The sweet fruits of the Promised Land are enjoyed for a while but long term adaptation to the metropolises of Europe is difficult for many. Most perplexing is the freedom enjoyed by Western women, with whom liaisons are short term. To shut out their ‘corrupting influence’, families arrange for cousin marriages or import brides. These are routine in Britain’s poorest areas where immigrants have ghettoised.

Growing conservatism and poor schooling in the homeland has made Pakistani immigrants less absorbable globally. As Pakistan steadily becomes less liberal and goes the Al Huda way, the changes are visible in habits and dress. The burqa issue resounds throughout Europe. That welcome for unassimilable immigrants has dried out is unsurprising.

A highly visible trend among Pakistanis is greater immersion in one’s own religious community. Even in North America where Pakistanis are generally wealthier than whites, the social life of most expatriates — the richest ones excepted — organises itself around mosques and Islamic centres. Toronto, for example, is a city divided among Deobandis, Barelvis, Shias, Bohras, and Ismailis who have built their own places of worship and largely interact only among themselves.
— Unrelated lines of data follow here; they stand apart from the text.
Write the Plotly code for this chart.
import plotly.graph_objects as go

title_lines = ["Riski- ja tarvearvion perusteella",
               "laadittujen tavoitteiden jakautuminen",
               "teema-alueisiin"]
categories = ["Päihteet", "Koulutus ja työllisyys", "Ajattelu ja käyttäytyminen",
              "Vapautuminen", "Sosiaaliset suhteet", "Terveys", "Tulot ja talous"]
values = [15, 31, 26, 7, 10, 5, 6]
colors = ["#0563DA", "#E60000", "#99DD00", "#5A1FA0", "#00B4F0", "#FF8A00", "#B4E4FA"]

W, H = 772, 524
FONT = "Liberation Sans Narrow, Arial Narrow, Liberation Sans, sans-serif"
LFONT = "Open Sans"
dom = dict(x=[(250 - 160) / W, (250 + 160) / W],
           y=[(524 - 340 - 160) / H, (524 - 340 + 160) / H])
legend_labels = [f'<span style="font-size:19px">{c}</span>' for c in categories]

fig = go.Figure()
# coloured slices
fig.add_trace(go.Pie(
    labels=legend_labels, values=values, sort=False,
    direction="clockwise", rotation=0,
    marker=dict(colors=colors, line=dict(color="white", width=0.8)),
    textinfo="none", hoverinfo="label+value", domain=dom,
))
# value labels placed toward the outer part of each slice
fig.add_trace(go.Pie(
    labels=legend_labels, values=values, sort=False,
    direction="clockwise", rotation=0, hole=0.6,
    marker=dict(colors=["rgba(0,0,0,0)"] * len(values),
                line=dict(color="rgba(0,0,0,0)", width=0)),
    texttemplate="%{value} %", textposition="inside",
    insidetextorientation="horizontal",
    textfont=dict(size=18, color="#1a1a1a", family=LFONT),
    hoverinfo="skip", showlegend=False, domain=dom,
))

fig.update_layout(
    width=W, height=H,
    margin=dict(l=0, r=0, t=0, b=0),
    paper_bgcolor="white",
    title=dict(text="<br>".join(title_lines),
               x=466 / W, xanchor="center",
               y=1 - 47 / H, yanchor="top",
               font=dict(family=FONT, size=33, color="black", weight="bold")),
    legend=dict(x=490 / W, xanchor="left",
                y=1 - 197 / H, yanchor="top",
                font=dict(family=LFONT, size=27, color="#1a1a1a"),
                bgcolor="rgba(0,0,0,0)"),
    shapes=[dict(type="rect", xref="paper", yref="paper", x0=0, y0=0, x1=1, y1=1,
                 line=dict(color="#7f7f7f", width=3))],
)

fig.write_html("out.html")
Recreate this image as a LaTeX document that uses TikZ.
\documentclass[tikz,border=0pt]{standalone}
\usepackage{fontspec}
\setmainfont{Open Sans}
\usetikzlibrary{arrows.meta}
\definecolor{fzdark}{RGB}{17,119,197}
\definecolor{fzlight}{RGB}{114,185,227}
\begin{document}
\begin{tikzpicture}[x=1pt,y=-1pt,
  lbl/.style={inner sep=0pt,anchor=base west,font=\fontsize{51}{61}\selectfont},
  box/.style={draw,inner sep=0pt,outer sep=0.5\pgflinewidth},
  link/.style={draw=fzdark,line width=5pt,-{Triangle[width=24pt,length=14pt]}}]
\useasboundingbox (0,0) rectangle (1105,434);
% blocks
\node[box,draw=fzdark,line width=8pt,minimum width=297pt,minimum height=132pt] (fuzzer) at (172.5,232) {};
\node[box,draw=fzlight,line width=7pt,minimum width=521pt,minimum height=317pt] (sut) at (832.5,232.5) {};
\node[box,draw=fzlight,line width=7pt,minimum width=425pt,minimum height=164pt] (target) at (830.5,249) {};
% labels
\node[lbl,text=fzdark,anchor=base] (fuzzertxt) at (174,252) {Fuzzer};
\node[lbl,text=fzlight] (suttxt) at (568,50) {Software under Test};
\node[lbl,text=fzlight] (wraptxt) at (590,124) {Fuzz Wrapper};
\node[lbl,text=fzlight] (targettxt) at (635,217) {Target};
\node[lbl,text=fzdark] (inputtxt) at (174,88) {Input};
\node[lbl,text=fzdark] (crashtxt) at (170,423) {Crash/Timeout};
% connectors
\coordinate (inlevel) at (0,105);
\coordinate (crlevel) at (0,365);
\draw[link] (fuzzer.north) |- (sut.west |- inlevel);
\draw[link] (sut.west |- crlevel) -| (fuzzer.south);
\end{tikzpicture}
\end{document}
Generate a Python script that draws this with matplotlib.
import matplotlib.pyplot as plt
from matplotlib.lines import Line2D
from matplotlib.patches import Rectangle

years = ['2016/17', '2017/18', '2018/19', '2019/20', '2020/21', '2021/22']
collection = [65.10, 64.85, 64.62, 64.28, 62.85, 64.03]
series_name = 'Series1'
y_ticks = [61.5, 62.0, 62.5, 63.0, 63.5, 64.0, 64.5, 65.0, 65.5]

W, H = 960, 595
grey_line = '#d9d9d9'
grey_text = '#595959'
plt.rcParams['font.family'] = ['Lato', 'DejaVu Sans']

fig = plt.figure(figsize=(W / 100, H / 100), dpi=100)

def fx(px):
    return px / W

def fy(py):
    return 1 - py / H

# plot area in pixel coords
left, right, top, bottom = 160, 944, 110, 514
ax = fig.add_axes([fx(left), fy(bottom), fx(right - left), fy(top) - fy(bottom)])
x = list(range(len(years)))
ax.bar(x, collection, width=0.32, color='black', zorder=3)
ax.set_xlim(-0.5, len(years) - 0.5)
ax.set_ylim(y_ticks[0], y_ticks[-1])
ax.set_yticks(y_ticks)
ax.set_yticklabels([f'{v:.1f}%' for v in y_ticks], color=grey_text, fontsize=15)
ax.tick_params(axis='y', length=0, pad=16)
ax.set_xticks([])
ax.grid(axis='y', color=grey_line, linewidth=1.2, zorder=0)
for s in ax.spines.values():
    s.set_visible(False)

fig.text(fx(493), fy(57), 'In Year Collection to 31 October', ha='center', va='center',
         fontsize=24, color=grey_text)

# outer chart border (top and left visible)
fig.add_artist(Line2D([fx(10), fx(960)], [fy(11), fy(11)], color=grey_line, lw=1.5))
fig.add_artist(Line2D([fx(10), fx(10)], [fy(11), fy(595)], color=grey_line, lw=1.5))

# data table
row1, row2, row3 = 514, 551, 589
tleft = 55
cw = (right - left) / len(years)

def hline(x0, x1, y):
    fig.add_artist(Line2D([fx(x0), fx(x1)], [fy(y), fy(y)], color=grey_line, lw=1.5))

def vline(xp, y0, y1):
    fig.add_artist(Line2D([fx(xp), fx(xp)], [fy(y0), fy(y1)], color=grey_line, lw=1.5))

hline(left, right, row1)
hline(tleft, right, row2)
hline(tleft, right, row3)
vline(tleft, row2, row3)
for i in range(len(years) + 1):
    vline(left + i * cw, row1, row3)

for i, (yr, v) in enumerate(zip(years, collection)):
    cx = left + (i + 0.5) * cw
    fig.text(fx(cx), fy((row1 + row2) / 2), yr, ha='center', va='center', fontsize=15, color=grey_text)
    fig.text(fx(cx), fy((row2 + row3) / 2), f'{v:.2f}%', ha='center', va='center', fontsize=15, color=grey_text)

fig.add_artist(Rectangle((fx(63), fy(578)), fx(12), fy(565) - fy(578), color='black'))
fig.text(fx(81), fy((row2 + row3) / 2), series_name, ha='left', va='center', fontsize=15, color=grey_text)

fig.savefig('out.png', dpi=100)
Ahmadis have a worship-cum-housing complex spread over 35 acres.

Isolation from the mainstream has extracted a price in the general well-being of immigrants, particularly for Pakistan-origin Brits. Muslim school students — of which a full 40 per cent are Pakistanis — have been documented as underachievers. Muhammad Anwar, a social scientist and author of British Muslims and State Policies argues that Pakistani-Brits generally have education achievement levels lying at the low end of all ethnic minorities in Britain.
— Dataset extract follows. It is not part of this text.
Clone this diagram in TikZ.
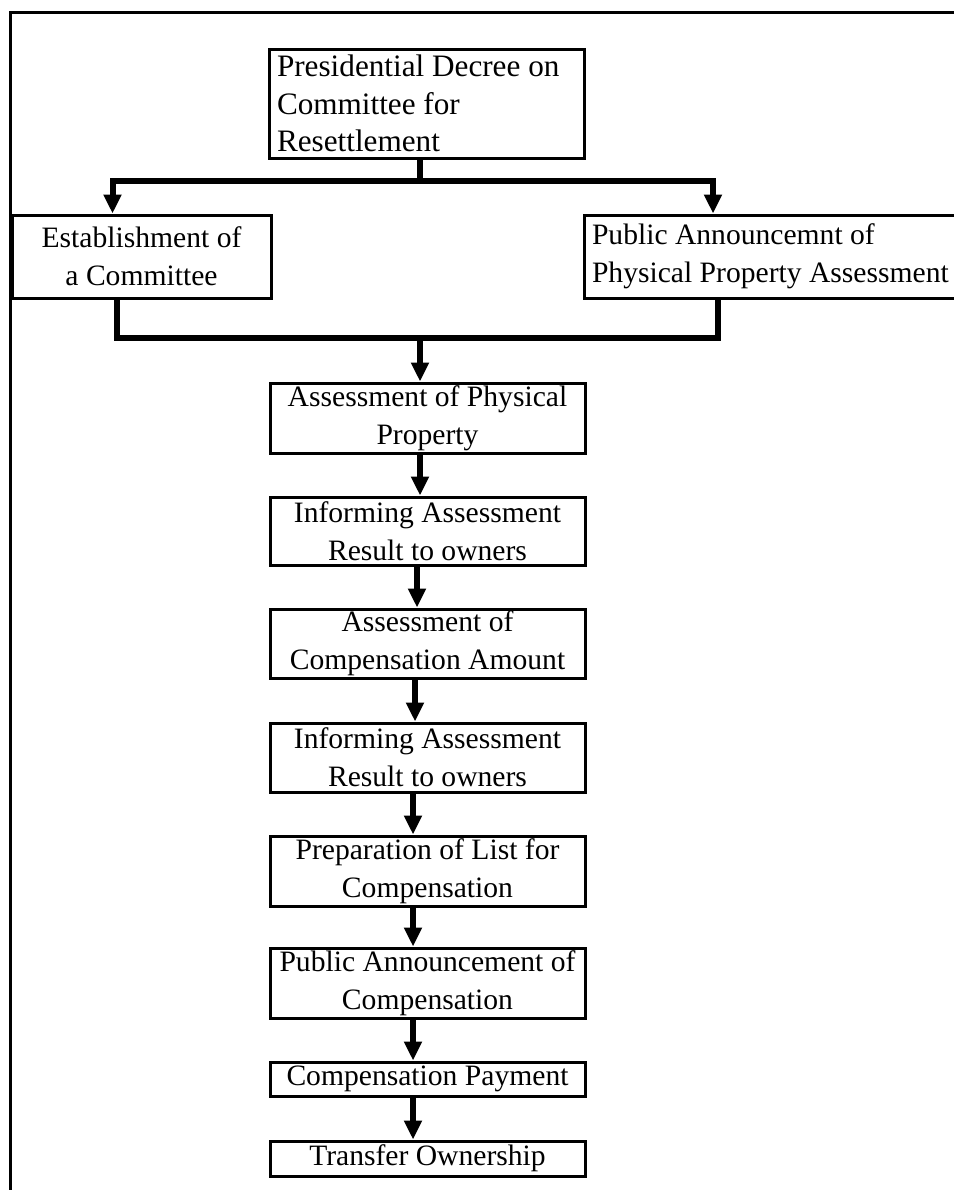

On the other hand, immigrants who share values with the host country can rise high. Mayor of London, Sadiq Khan, and home secretary, Sajid Javid, are obvious examples. Expectedly, wealthier, upper-class Pakistanis are familiar with Western cultural mores. Educated in top-notch schools, they find the West hospitable. This year, as every year, thousands will make their way to universities across North America, Europe, and Australia. Others will rely on immigration sponsorship by family members who are already citizens.

Most, whether wealthy or poor, will try their hardest to never return home and many will succeed in becoming first-generation immigrants. Some dream of wealth, others of personal fulfilment. Still others want to escape a suffocating social and physical environment. Most will be preoccupied in making a new life for themselves.

But exceptions aside — such as the few I met in Stockholm — Pakistani immigrants to the West don’t insist on changing things back in the homeland. That Pakistan needs to end discrimination against its ethnic minorities, women, and non-Muslims is heard but rarely, and that too only from Baloch, Sindhi and Kashmiri nationalist groups. One could have expected broader participation because immigrants benefit from open pluralist societies that, by law, must treat all citizens equally. This, of course, is why Pakistanis choose to immigrate.

If first-generation immigrants lack activism, perhaps the second generation will compensate some day. When such voices for justice are heard loud and clear — and if they are joined by immigrant communities from other countries in demanding changes back home — multiple noxious xenophobic movements in the West will collapse like a pricked balloon. Let’s hope.

The author teaches physics in Lahore and Islamabad.